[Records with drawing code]

═══

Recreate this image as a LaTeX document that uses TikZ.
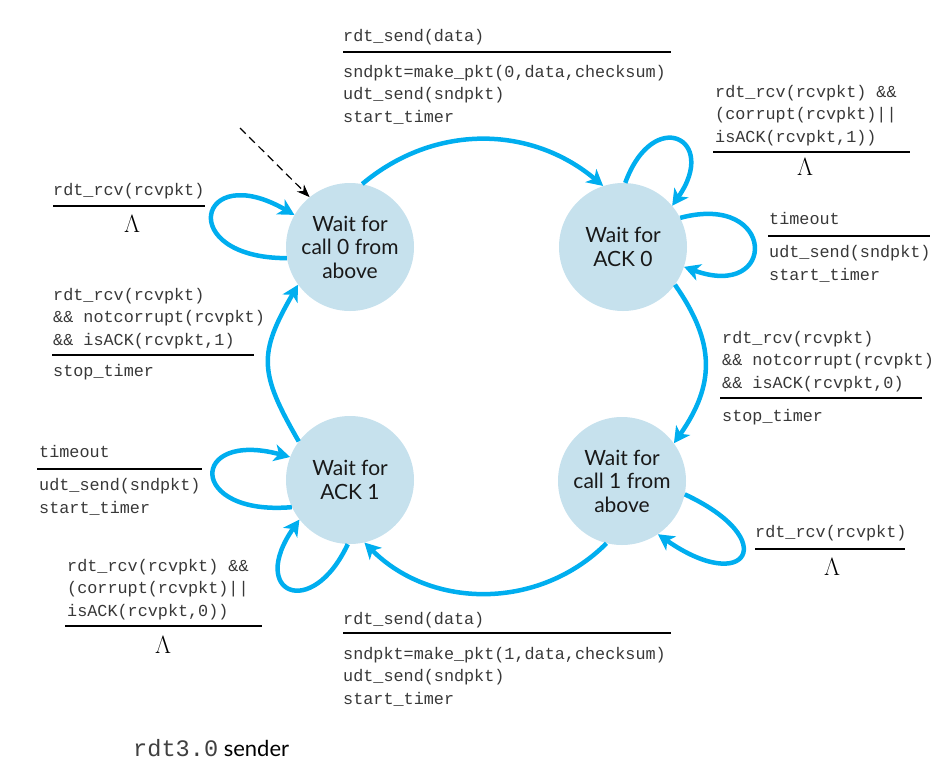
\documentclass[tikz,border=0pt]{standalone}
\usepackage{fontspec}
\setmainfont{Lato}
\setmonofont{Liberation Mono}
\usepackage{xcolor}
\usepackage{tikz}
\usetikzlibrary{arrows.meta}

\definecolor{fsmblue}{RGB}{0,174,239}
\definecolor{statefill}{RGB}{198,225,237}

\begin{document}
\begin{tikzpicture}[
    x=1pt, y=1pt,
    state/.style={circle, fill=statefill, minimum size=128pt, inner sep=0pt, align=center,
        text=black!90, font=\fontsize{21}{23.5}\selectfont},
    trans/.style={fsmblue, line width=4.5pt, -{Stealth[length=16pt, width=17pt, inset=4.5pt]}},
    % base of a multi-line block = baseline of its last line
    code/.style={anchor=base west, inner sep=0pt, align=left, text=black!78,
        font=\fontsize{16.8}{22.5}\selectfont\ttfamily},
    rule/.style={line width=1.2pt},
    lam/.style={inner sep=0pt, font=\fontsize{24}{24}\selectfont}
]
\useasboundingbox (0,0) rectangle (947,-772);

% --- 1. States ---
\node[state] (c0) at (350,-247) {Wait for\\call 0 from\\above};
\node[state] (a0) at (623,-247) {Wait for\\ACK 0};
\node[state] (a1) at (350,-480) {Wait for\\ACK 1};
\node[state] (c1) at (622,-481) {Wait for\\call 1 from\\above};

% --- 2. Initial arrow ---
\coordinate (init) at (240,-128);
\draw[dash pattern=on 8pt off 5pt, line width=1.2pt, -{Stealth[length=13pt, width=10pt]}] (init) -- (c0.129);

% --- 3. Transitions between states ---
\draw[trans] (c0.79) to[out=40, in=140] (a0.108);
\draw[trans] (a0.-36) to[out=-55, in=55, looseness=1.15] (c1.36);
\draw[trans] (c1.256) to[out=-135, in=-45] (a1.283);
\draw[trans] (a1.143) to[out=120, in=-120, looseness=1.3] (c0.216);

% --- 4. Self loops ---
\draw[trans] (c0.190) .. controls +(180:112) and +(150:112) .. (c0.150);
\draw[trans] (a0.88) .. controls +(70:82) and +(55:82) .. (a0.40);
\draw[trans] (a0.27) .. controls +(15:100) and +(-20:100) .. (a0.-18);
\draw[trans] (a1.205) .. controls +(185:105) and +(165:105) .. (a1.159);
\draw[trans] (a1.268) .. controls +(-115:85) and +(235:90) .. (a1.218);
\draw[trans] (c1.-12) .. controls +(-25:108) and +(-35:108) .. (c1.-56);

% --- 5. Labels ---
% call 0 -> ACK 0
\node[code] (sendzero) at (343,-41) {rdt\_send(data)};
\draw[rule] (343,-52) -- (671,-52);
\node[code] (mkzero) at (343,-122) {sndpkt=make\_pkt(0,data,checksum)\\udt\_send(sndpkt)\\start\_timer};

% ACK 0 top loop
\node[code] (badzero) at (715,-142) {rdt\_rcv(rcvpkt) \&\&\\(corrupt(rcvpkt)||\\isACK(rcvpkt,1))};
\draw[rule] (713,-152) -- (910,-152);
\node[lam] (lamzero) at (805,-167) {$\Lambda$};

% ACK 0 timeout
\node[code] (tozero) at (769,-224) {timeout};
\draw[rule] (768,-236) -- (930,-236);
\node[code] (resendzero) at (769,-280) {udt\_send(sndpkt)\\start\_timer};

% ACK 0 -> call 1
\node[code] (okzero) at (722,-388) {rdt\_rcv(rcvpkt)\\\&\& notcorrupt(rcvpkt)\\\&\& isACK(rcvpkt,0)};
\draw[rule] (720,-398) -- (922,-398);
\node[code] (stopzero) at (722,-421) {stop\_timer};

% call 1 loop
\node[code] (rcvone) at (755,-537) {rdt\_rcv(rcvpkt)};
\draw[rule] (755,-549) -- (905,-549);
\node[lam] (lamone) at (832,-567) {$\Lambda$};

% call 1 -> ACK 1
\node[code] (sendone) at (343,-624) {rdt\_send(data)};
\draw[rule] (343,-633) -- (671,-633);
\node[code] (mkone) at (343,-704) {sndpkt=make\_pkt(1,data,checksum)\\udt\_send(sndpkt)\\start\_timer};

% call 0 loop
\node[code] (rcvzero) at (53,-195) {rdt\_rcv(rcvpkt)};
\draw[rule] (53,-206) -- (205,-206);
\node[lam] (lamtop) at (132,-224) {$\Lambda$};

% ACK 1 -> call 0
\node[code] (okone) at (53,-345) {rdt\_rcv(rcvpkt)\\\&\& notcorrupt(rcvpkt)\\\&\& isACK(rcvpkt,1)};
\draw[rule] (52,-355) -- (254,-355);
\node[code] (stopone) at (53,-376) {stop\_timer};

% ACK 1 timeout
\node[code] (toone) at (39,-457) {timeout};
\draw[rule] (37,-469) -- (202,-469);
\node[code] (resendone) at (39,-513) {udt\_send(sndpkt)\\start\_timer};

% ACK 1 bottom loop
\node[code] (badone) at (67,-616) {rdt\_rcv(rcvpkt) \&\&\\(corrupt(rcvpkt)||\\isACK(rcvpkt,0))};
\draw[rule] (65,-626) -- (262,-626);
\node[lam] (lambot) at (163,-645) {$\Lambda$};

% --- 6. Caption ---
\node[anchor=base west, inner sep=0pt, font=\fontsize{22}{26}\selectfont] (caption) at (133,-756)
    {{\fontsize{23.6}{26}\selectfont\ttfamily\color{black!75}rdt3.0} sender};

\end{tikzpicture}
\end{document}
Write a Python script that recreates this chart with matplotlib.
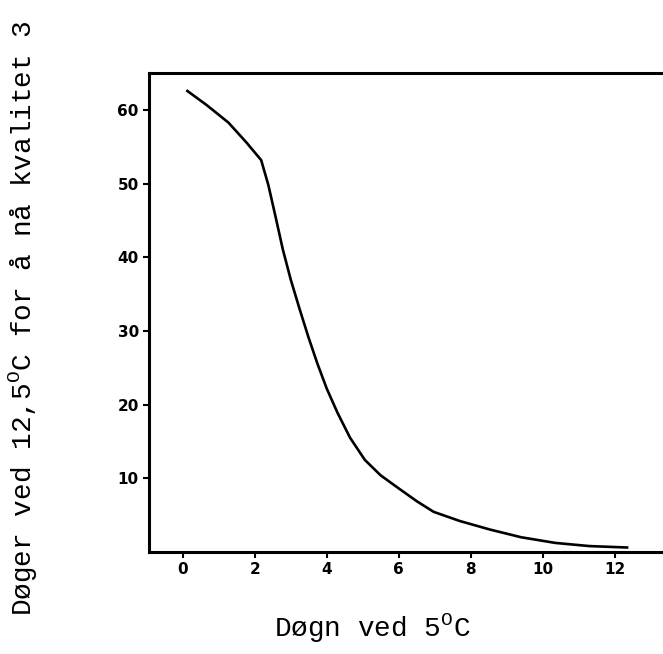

═══

→ **What is needed**: Transcribe the entries from their first line to the line that holds "in=-120, looseness=1.3] (c0.216);", both included, and skip every picture.

→ **Written solution**:
Recreate this image as a LaTeX document that uses TikZ.
\documentclass[tikz,border=0pt]{standalone}
\usepackage{fontspec}
\setmainfont{Lato}
\setmonofont{Liberation Mono}
\usepackage{xcolor}
\usepackage{tikz}
\usetikzlibrary{arrows.meta}

\definecolor{fsmblue}{RGB}{0,174,239}
\definecolor{statefill}{RGB}{198,225,237}

\begin{document}
\begin{tikzpicture}[
    x=1pt, y=1pt,
    state/.style={circle, fill=statefill, minimum size=128pt, inner sep=0pt, align=center,
        text=black!90, font=\fontsize{21}{23.5}\selectfont},
    trans/.style={fsmblue, line width=4.5pt, -{Stealth[length=16pt, width=17pt, inset=4.5pt]}},
    % base of a multi-line block = baseline of its last line
    code/.style={anchor=base west, inner sep=0pt, align=left, text=black!78,
        font=\fontsize{16.8}{22.5}\selectfont\ttfamily},
    rule/.style={line width=1.2pt},
    lam/.style={inner sep=0pt, font=\fontsize{24}{24}\selectfont}
]
\useasboundingbox (0,0) rectangle (947,-772);

% --- 1. States ---
\node[state] (c0) at (350,-247) {Wait for\\call 0 from\\above};
\node[state] (a0) at (623,-247) {Wait for\\ACK 0};
\node[state] (a1) at (350,-480) {Wait for\\ACK 1};
\node[state] (c1) at (622,-481) {Wait for\\call 1 from\\above};

% --- 2. Initial arrow ---
\coordinate (init) at (240,-128);
\draw[dash pattern=on 8pt off 5pt, line width=1.2pt, -{Stealth[length=13pt, width=10pt]}] (init) -- (c0.129);

% --- 3. Transitions between states ---
\draw[trans] (c0.79) to[out=40, in=140] (a0.108);
\draw[trans] (a0.-36) to[out=-55, in=55, looseness=1.15] (c1.36);
\draw[trans] (c1.256) to[out=-135, in=-45] (a1.283);
\draw[trans] (a1.143) to[out=120, in=-120, looseness=1.3] (c0.216);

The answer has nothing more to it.